A fotografia pode não ser a peça mais completa para descrever um acontecimento. Mas é a forma mais aproximada para reproduzi-lo. É seguindo esse critério que um fotógrafo de notícias pauta seu trabalho, busca retratar com uma só imagem a inteira representação daquilo que viu. Para isso, seleciona as informações que vão se tornar a figura mais perto da exatidão.
“Toda imagem é um convite ao olhar”, diz a ensaísta Susan Sontag em seu livro Diante da Dor do Outros. A escritora norte-americana, falecida em 2004, analisa as imagens das aflições da humanidade ao longo da história. Ela avalia não somente a violência dos conflitos armados, mas também o infortúnio da pobreza e a fatalidade das tragédias. É uma viagem que começa nos primórdios da ilustração, com os desenhos do notável espanhol Francisco Goya, passa por todas as guerras e chega até aos dias que ela viveu, com o ataque às Torres Gêmeas de Nova Iorque e a Guerra do Iraque.
Em sua reflexão, Sontag faz considerações sobre o quanto uma foto pode levar a dor ao coração de quem a vê.
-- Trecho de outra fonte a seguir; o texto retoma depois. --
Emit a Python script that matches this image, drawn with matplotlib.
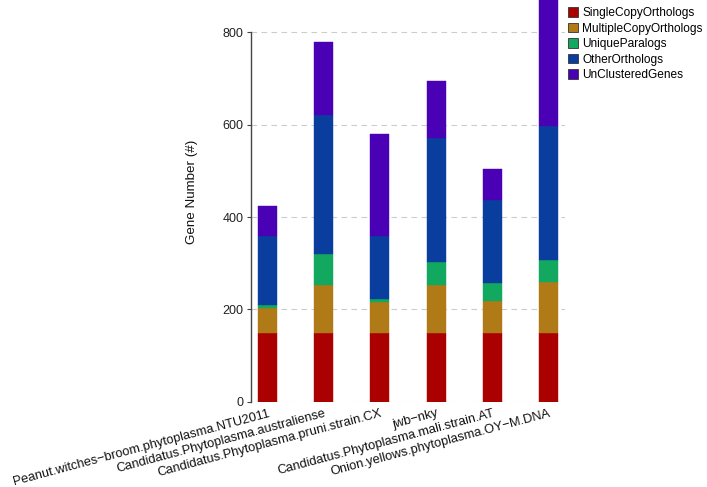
import matplotlib
matplotlib.use("Agg")
import matplotlib.pyplot as plt
import numpy as np

genomes = ["Peanut.witches\u2212broom.phytoplasma.NTU2011",
           "Candidatus.Phytoplasma.australiense",
           "Candidatus.Phytoplasma.pruni.strain.CX",
           "jwb\u2212nky",
           "Candidatus.Phytoplasma.mali.strain.AT",
           "Onion.yellows.phytoplasma.OY\u2212M.DNA"]
categories = ["SingleCopyOrthologs", "MultipleCopyOrthologs", "UniqueParalogs",
              "OtherOrthologs", "UnClusteredGenes"]
single_copy = [150, 150, 150, 150, 150, 150]
multiple_copy = [52, 103, 66, 103, 69, 110]
unique_paralogs = [7, 66, 6, 50, 38, 48]
other_orthologs = [150, 301, 138, 269, 179, 290]
unclustered = [66, 160, 219, 123, 68, 340]
yticks = [0, 200, 400, 600, 800]

colors = ["#AA0000", "#B07A16", "#12A860", "#0A3E9E", "#4A00B4"]

plt.rcParams['font.family'] = ['Liberation Sans', 'DejaVu Sans']
fig = plt.figure(figsize=(7.07, 4.87), dpi=100)
ax = fig.add_axes([0.3546, 0.175, 0.445, 0.825])

series = [single_copy, multiple_copy, unique_paralogs, other_orthologs, unclustered]
x = np.arange(len(genomes))
bottom = np.zeros(len(genomes))
for name, vals, c in zip(categories, series, colors):
    ax.bar(x, vals, width=0.34, bottom=bottom, color=c, label=name,
           edgecolor=c, linewidth=0.3, zorder=3)
    bottom += np.array(vals)

ax.set_xlim(-0.3, len(genomes) - 0.7)
ax.set_ylim(0, 870)
ax.set_yticks(yticks)
ax.set_yticklabels([str(v) for v in yticks], fontsize=9, color="#222222")
ax.yaxis.grid(True, linestyle=(0, (5, 4)), color="#CCCCCC", linewidth=0.8, zorder=0)
ax.set_axisbelow(True)
for s in ["top", "right", "bottom"]:
    ax.spines[s].set_visible(False)
ax.spines["left"].set_color("#444444")
ax.spines["left"].set_linewidth(1.0)
ax.spines["left"].set_bounds(0, 800)
ax.tick_params(axis="y", length=3, width=0.8, color="#444444", pad=2)
ax.tick_params(axis="x", length=0, pad=4)
ax.set_xticks(x)
ax.set_xticklabels(genomes, rotation=15, ha="right", va="top",
                   rotation_mode="anchor", fontsize=9.3, color="#111111")
ax.set_ylabel("Gene Number (#)", fontsize=9.6, color="#111111")
ax.yaxis.set_label_coords(-0.168, 0.522)

leg = ax.legend(loc="upper left", bbox_to_anchor=(568 / 707, 1 - 7 / 487),
                bbox_transform=fig.transFigure, frameon=False,
                fontsize=8.6, handlelength=0.84, handleheight=0.84,
                handletextpad=0.35, labelspacing=0.3, borderaxespad=0.0,
                borderpad=0.0)
for h in leg.legend_handles:
    h.set_edgecolor("#333333")
    h.set_linewidth(0.6)

fig.savefig("out.png", dpi=100)
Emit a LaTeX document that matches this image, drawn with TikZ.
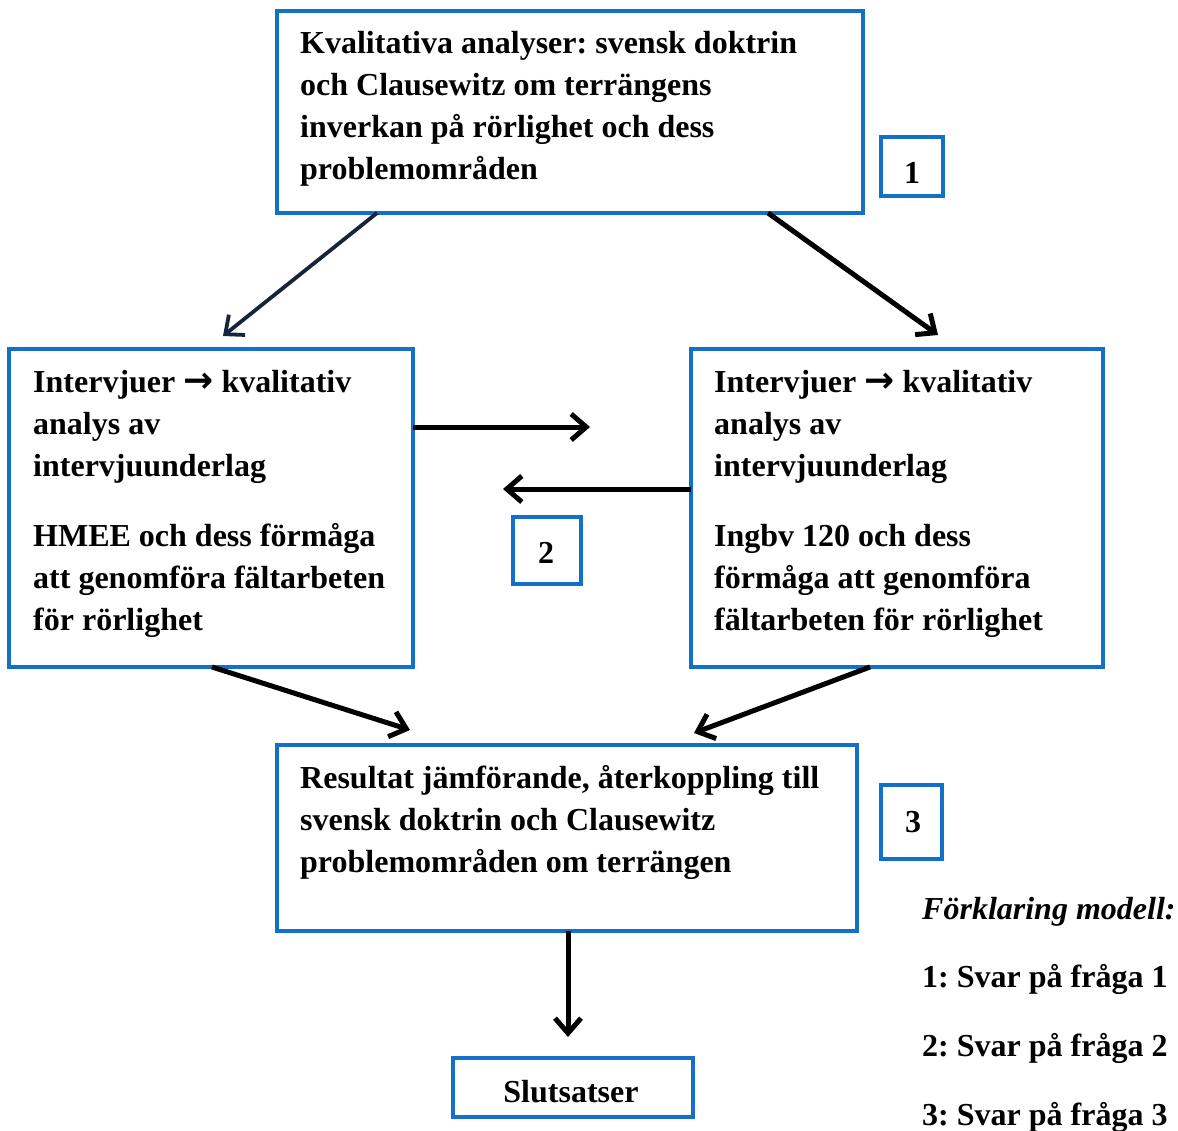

Uma fotografia se transforma em tema extremamente palpitante, permeado pelo caos, na lança que atinge o emocional de cada um. Além de expor o sofrimento dos indivíduos, toca e angustia com igual ou maior intensidade as pessoas que os cercam e até de quem sequer os conhecem: os pais, um parente, um amigo ou um desconhecido expectador. A dor da vítima está de alguma forma ligada à dor dos outros.
A câmara estreou nos campos de batalha em 1855, na Guerra da Criméia. De lá até hoje, um imenso time de fotógrafos produziu acervo de imagens chocantes. Mas na grande maioria, encontra-se o terrível aspecto da dor. Robert Capa, por exemplo, captou o exato momento em que um soldado é atingido por um tiro, durante a revolução espanhola, em 1936. O realismo do instante da morte criou um novo padrão para todos os olhos.
A dor, porém, não se restringe apenas aos conflitos beligerantes protagonizados pelo homem, na luta entre exércitos. Está também nas vítimas da violência urbana abatidas pela marginalidade. Vai além. Está presente na desventura dos seres humanos doentes, infectados por epidemias e pandemias, como agora. Enxerga também os famintos, que sub-vivem nos países do terceiro mundo, onde a miséria ultrapassa a pobreza e é reflexo direto das desigualdades sociais. Exposta pela fotografia, a miséria se torna produto de destaque nas discussões de políticas sociais e econômicas raramente eficazes.
As tragédias marcam o cotidiano e os acidentes arrematam o destino de multidões com a destruição e a morte. A natureza não fica atrás e contribui com sua parcela de calamidade – os terremotos, as enchentes, os vendavais, a seca, incêndios de reservas ecológicas e devastação de florestas, como acontece agora com a Amazônia. Às vezes temos a impressão que o Brasil comete suicídio ambiental.
Seja em qualquer país ou no Brasil, marginais e policiais cometem crimes hediondos e fornecem material que ocupa as páginas da mídia, nos jornais, na tevê, nas redes sociais e nas telas da Internet. Tudo vira imagem que destaca o sacrifício de inocentes e cujo efeito é, invariavelmente, a lágrima.